* GIVEN TASK
The records follow. Print, word for word, the first line through the "plt.rcParams['font.family'] = ['Liberation" line.

===============

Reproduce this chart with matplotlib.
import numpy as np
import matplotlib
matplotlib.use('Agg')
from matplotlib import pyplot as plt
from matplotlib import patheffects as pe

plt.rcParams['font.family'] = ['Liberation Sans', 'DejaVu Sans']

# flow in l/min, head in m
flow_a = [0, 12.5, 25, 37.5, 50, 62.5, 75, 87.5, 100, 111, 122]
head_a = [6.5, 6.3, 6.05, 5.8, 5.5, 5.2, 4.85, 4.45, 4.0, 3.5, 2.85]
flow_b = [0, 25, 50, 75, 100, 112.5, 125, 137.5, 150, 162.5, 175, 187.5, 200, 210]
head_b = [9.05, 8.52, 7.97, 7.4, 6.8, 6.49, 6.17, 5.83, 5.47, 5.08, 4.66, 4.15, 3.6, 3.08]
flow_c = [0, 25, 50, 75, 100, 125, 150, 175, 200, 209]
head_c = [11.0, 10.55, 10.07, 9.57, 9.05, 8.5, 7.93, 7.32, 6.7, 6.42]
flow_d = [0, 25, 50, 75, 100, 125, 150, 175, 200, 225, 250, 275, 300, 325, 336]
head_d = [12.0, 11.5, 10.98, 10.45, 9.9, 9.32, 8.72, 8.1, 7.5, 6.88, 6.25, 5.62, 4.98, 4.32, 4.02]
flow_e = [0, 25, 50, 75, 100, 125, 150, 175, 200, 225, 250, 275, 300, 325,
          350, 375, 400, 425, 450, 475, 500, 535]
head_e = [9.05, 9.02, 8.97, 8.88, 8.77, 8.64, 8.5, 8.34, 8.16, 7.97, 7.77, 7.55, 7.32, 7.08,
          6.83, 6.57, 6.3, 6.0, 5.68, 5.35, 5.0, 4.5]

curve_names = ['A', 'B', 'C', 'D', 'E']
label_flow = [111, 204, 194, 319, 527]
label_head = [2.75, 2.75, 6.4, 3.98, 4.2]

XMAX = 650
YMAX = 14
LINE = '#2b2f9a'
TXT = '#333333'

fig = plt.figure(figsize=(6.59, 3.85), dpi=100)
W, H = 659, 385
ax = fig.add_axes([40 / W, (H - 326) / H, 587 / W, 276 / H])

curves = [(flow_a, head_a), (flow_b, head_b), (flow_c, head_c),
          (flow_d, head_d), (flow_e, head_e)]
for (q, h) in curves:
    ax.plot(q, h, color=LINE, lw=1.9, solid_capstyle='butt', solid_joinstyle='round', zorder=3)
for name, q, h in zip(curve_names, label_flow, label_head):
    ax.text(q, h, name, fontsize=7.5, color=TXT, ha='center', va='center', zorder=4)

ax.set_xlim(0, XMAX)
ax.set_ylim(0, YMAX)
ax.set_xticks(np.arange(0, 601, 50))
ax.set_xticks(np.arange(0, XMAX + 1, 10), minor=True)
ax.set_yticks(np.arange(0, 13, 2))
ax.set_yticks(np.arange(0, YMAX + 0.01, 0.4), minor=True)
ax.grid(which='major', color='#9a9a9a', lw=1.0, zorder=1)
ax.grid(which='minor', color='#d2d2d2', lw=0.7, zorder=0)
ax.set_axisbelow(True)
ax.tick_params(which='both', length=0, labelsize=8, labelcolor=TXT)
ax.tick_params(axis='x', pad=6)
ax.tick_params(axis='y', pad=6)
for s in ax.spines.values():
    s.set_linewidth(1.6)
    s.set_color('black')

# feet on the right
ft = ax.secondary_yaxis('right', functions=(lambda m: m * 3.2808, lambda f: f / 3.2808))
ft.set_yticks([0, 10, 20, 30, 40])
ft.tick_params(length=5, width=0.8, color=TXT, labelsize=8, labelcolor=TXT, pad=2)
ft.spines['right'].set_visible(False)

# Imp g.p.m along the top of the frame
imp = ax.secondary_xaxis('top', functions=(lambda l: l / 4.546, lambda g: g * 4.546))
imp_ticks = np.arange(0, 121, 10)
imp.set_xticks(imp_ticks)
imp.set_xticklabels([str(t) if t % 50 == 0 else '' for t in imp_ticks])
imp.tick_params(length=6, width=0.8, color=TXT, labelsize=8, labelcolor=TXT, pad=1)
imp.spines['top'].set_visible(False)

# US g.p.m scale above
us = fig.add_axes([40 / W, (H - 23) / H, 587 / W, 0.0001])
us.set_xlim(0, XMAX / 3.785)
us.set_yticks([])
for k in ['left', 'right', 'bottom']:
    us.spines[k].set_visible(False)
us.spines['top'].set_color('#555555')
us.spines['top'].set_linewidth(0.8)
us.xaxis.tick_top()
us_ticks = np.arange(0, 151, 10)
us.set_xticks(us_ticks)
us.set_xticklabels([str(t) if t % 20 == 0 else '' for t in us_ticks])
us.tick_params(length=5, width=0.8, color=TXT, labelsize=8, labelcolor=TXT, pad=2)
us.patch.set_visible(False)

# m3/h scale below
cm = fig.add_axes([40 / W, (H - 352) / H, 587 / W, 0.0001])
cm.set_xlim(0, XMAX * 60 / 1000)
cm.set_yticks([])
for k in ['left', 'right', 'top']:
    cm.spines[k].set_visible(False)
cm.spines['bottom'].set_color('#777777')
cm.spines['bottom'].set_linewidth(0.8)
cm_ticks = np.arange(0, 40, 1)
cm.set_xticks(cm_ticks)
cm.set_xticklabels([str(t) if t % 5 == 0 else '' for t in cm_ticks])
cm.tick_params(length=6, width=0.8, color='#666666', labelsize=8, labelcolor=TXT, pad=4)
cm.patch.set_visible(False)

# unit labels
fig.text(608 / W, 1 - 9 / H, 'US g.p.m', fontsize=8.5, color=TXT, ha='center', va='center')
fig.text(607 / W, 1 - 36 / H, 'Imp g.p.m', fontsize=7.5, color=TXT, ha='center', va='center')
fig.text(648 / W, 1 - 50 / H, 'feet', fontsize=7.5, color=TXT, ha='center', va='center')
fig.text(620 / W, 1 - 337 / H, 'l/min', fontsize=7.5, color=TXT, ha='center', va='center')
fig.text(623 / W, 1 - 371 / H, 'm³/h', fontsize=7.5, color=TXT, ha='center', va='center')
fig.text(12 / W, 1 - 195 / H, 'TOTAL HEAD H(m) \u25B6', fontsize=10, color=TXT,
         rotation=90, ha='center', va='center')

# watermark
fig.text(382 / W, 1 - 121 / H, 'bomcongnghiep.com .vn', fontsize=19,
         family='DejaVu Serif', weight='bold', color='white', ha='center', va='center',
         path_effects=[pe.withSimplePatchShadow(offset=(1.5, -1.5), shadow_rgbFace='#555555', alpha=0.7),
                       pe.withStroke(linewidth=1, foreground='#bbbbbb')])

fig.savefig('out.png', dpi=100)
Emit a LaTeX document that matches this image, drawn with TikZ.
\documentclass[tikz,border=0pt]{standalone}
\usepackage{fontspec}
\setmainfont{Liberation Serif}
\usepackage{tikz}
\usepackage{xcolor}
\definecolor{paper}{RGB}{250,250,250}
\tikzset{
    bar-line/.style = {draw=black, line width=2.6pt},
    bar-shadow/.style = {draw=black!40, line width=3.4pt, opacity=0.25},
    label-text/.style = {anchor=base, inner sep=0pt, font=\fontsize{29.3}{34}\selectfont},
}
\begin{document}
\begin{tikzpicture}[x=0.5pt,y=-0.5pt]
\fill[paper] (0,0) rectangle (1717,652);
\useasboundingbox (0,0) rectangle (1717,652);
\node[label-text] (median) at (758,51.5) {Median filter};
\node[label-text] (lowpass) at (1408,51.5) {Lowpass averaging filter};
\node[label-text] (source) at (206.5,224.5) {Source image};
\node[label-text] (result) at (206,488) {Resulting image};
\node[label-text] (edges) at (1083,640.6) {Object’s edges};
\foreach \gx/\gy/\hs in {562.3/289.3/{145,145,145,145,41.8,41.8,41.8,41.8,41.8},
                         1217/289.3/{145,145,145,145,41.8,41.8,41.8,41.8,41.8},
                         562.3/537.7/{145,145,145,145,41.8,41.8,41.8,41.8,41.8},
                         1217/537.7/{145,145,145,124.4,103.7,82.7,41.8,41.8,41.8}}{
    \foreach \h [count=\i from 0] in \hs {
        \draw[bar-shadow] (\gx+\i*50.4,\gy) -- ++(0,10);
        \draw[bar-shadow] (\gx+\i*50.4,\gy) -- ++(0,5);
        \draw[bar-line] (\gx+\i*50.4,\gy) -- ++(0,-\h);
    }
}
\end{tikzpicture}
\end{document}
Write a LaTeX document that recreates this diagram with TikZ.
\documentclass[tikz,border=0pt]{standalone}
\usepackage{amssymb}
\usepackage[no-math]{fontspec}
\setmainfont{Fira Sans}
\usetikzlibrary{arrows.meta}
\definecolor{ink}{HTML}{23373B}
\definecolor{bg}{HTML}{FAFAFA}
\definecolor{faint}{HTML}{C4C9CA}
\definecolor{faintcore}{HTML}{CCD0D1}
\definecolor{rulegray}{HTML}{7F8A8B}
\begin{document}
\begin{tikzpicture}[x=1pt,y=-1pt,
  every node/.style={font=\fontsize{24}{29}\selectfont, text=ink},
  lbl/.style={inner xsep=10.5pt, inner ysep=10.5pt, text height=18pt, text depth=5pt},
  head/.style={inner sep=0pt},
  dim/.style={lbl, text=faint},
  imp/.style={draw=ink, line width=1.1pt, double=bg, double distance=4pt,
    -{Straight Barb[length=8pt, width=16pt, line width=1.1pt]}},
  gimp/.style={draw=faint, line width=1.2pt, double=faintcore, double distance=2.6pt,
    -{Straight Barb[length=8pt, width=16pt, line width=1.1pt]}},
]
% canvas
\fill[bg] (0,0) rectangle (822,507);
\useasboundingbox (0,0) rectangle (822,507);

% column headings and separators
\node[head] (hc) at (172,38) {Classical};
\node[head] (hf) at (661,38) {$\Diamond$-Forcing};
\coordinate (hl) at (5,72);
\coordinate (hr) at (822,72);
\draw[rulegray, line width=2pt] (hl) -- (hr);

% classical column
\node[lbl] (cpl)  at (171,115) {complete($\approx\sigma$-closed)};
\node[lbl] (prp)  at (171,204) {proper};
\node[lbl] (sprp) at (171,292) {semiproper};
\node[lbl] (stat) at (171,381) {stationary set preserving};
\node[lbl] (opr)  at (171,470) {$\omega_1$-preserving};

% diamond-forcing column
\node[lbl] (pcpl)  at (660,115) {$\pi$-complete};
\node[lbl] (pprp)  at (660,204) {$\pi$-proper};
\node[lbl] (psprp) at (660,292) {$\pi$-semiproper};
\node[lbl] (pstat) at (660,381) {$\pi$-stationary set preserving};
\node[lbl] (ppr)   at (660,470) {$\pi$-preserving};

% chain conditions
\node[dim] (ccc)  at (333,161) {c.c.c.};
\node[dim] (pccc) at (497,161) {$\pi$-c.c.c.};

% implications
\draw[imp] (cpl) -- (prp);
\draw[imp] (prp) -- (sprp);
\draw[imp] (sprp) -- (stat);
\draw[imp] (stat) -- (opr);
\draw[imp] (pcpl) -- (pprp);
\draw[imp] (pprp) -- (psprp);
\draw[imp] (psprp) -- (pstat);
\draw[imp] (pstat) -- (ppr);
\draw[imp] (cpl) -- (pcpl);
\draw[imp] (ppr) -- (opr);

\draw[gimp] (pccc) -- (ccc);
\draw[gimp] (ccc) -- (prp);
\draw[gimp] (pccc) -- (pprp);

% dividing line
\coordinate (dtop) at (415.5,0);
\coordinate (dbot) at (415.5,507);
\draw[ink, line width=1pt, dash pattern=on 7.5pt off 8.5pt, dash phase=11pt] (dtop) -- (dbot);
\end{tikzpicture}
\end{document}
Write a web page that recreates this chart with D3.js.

===============

* WRITTEN SOLUTION
Reproduce this chart with matplotlib.
import numpy as np
import matplotlib
matplotlib.use('Agg')
from matplotlib import pyplot as plt
from matplotlib import patheffects as pe

plt.rcParams['font.family'] = ['Liberation Sans', 'DejaVu Sans']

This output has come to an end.